Debt-ridden telco Vodafone Idea plans to infuse ₹14,000 crore in equity to revive its business, with Aditya Birla Group and UK-based Vodafone Group Plc investing half of the amount.
What Happened? ABG and Vodafone Group will soon invest ₹2,000 crore as fresh equity and aim to raise an additional ₹7,000 crore either as direct equity or through convertible structures from external investors, Economic Times reported, citing sources. The promoters have already infused ₹5,000 crore since the government’s September 2021 telecom revival package.
Vodafone Idea has already reduced its bank debt from ₹40,000 crore to ₹12,000 crore, one of the sources told the business daily. The company is seeking additional borrowings of ₹25,000 crore to further support its operations.

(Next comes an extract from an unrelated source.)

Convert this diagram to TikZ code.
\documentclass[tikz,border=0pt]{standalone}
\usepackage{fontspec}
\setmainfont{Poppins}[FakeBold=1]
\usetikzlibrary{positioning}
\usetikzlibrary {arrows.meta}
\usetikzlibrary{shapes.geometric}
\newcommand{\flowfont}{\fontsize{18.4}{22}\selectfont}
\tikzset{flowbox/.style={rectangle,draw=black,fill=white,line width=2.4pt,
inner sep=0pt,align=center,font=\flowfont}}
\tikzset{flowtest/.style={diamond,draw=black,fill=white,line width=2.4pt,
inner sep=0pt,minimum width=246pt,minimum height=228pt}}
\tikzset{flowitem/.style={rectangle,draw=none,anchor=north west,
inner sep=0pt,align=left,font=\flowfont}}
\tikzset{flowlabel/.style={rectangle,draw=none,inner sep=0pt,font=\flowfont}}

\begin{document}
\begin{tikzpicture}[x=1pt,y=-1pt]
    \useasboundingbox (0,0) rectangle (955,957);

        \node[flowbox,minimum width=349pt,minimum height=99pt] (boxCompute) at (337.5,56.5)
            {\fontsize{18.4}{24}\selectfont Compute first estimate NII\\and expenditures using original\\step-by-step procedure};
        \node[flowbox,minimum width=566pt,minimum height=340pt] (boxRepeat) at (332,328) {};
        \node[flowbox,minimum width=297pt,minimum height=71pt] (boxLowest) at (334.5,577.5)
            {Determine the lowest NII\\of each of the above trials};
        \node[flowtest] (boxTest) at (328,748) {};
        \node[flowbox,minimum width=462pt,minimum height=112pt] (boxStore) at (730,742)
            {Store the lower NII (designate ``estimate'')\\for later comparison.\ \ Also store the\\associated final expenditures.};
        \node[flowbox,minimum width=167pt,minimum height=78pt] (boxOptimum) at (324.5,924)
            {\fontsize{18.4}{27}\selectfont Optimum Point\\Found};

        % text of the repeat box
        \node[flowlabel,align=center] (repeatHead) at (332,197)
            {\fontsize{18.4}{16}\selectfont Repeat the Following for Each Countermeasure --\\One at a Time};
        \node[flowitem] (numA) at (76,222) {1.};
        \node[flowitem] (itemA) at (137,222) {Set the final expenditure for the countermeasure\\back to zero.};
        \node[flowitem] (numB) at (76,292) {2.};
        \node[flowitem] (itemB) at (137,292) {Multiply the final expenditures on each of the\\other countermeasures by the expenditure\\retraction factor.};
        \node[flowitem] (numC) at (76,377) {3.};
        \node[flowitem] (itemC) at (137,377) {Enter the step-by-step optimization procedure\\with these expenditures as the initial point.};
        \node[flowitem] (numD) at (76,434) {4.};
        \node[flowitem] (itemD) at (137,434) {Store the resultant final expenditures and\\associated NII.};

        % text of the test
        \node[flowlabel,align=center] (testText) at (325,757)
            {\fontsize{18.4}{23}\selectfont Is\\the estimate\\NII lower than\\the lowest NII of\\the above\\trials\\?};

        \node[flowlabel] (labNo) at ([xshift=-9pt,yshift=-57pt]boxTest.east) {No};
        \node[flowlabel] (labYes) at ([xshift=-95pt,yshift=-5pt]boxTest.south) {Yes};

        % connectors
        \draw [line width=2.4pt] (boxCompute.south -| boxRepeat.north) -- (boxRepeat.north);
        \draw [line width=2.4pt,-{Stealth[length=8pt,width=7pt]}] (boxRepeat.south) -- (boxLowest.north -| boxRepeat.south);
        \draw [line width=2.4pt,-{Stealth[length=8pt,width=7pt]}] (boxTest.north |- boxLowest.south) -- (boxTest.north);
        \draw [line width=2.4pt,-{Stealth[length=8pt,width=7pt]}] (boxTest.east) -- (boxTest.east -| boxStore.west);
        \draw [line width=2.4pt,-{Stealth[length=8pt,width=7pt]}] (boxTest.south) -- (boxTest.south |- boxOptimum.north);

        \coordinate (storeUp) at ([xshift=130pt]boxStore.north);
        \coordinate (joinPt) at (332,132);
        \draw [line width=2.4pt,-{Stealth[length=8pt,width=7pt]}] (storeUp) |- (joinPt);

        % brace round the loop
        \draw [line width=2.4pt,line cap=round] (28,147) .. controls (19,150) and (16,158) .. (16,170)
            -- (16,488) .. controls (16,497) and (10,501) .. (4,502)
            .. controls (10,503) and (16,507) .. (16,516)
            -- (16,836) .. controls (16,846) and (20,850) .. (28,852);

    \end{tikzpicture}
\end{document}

See Also: Vodafone Writes Off Investment In Debt-Stricken Vodafone Idea: No More Losses To Be Recorded
It was previously reported that Aditya Birla was in discussions with foreign lenders to raise funds that it could infuse as promoter equity. Vodafone Group may also chip in for the fundraise, the sources said.
The Indian government recently approved the conversion of Vodafone Idea’s dues worth ₹16,133 crore into stock, with assurances from the promoters regarding additional equity infusion. Vodafone Idea has also approached domestic lenders to avail of ₹25,000 crore in rupee loans against the committed fresh equity.
According to analysts, Vodafone Idea is projected to face a cash crunch of ₹25,000 crore in FY26 and requires a significant increase in current tariffs to overcome the shortfall. The company lost 1.3 million 4G users in February, its biggest attrition in nearly two years.
Price Action: Vodafone Idea’s share price was up 5.2% at ₹8.10 at the start of trade on Wednesday.